Make America normal again.

The tragedy is that roughly half the electorate doesn't care that public life hasn't been normal for a decade. Despite everything Democrats incited since 2016, over 75 million Americans voted for their candidate in 2024. Kamala Harris ran for 100 days as arguably the worst major party candidate in U.S. history and still won enough votes to beat almost any Republican who wasn't leading a generational movement and hadn't survived an assassination.
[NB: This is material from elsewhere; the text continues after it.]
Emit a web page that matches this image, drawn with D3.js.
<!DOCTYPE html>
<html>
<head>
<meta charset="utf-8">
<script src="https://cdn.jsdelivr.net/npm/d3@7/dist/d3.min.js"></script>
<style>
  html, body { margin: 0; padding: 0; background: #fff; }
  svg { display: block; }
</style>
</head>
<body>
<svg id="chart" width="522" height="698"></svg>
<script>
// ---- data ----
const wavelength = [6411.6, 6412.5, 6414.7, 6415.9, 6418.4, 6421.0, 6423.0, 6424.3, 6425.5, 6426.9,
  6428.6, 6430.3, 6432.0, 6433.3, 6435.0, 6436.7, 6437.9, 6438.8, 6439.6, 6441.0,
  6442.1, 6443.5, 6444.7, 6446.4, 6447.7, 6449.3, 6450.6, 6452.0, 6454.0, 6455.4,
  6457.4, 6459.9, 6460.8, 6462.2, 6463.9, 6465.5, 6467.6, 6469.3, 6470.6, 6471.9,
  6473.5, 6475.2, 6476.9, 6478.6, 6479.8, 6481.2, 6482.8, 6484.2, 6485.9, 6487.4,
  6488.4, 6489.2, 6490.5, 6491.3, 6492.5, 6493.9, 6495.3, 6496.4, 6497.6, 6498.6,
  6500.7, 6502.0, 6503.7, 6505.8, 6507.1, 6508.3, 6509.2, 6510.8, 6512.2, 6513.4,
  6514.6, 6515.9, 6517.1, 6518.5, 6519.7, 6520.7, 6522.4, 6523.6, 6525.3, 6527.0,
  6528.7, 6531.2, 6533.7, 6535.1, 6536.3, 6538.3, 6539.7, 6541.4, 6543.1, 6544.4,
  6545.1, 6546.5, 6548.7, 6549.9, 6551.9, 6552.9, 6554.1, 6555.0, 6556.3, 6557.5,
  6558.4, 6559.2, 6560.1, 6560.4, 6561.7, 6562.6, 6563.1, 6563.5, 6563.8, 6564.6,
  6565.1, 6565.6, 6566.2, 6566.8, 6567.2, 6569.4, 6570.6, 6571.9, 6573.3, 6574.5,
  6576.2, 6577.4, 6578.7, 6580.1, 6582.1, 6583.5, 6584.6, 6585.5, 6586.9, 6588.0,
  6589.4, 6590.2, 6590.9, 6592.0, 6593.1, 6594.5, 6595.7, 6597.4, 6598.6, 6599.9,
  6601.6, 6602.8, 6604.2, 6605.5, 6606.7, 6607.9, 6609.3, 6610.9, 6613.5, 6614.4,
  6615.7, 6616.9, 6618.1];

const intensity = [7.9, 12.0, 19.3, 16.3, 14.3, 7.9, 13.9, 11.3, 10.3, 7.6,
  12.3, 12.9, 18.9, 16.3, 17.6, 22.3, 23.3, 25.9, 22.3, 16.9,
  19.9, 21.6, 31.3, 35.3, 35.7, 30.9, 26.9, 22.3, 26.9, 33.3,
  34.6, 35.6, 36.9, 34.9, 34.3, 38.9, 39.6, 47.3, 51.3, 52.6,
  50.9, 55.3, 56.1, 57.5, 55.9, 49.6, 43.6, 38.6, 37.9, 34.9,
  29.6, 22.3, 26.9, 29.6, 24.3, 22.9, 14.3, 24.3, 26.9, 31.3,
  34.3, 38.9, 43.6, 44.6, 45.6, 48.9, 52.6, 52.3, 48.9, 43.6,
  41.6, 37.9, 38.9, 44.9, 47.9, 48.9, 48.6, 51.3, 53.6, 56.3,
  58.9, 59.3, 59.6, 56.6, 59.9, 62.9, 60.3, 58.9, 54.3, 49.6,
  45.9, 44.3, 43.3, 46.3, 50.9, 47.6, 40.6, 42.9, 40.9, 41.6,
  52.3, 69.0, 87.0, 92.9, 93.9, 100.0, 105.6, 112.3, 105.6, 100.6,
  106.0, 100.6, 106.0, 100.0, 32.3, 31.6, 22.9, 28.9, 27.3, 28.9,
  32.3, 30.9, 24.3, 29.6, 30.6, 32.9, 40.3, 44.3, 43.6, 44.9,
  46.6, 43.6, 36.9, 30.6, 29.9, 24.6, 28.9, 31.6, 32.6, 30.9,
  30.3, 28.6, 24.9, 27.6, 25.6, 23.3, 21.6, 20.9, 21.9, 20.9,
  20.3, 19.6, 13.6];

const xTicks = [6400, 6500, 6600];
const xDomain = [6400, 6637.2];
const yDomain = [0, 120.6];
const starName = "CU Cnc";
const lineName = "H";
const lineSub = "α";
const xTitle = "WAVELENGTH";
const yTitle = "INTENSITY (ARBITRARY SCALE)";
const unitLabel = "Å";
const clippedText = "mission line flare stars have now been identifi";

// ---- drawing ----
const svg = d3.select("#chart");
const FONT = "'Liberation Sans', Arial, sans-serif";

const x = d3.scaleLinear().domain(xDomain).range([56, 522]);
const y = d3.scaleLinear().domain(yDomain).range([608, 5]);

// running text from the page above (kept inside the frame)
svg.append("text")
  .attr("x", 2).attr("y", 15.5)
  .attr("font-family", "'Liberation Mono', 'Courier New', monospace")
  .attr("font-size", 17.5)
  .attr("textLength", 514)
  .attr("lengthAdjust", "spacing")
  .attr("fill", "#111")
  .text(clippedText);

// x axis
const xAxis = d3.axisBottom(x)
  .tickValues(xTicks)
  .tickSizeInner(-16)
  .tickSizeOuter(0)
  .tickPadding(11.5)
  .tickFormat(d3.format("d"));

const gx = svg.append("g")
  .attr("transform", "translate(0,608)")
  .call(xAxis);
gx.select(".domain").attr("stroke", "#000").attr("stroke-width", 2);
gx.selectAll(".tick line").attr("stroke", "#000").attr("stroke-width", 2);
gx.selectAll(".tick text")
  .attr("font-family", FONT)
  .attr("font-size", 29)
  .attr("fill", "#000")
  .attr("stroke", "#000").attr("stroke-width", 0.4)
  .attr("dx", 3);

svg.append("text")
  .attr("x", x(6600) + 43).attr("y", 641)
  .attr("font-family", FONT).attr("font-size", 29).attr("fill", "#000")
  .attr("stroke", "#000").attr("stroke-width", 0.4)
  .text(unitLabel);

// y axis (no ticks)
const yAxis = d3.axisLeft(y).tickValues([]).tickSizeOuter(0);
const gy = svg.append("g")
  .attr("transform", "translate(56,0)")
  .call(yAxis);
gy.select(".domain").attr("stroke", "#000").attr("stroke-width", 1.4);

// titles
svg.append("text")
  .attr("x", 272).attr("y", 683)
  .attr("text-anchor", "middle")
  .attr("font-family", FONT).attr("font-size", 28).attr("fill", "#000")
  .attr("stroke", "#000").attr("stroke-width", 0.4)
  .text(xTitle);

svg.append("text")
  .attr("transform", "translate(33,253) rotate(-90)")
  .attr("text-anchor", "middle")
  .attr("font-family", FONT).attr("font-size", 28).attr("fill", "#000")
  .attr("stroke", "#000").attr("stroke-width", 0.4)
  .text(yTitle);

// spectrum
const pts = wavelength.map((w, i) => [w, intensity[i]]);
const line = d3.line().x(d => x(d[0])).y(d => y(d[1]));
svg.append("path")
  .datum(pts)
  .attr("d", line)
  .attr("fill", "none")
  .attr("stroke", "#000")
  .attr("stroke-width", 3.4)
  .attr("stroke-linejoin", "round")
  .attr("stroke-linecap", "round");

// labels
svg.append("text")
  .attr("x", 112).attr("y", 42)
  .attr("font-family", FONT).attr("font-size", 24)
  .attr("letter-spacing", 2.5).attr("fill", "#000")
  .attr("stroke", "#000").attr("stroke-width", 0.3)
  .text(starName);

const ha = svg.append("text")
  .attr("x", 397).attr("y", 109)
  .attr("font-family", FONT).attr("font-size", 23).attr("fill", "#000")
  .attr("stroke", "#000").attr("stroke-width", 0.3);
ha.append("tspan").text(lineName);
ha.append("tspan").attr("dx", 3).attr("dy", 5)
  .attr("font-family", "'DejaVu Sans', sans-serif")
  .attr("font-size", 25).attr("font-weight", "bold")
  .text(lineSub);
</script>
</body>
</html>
The Democrats have a hard floor of 75 million. The country's immediate future depends on which party a very small number of swing voters judge more likely to address normal concerns. But Carlson's White House access—especially his friendship with the vice president—communicates that the GOP is not normal. It provides evidence that Republicans are protecting a faction currently setting fire to the party from inside its own house.

Only Trump Can Stop This

The buck stops with the president. Only Trump can protect his presidency from those actively trying to destroy it, along with the party he leads and the country he governs.

But he has to actually want to. Right now, the commander in chief is treating an arsonist like an honored guest. Every White House lunch, every failure to push back on the conspiracy theories, every signal that Carlson remains in good standing communicates that the most influential voice in MAGA can fabricate detention stories, run ops on ambassadors, traffic in antisemitic fantasies, and explicitly declare his intention to undermine the party—and face zero consequences.

Carlson understands what he's doing. He's conducting a hostage operation. The hostage is the Republican Party. The demand is legitimacy for his conspiracist worldview. And Trump keeps paying the ransom.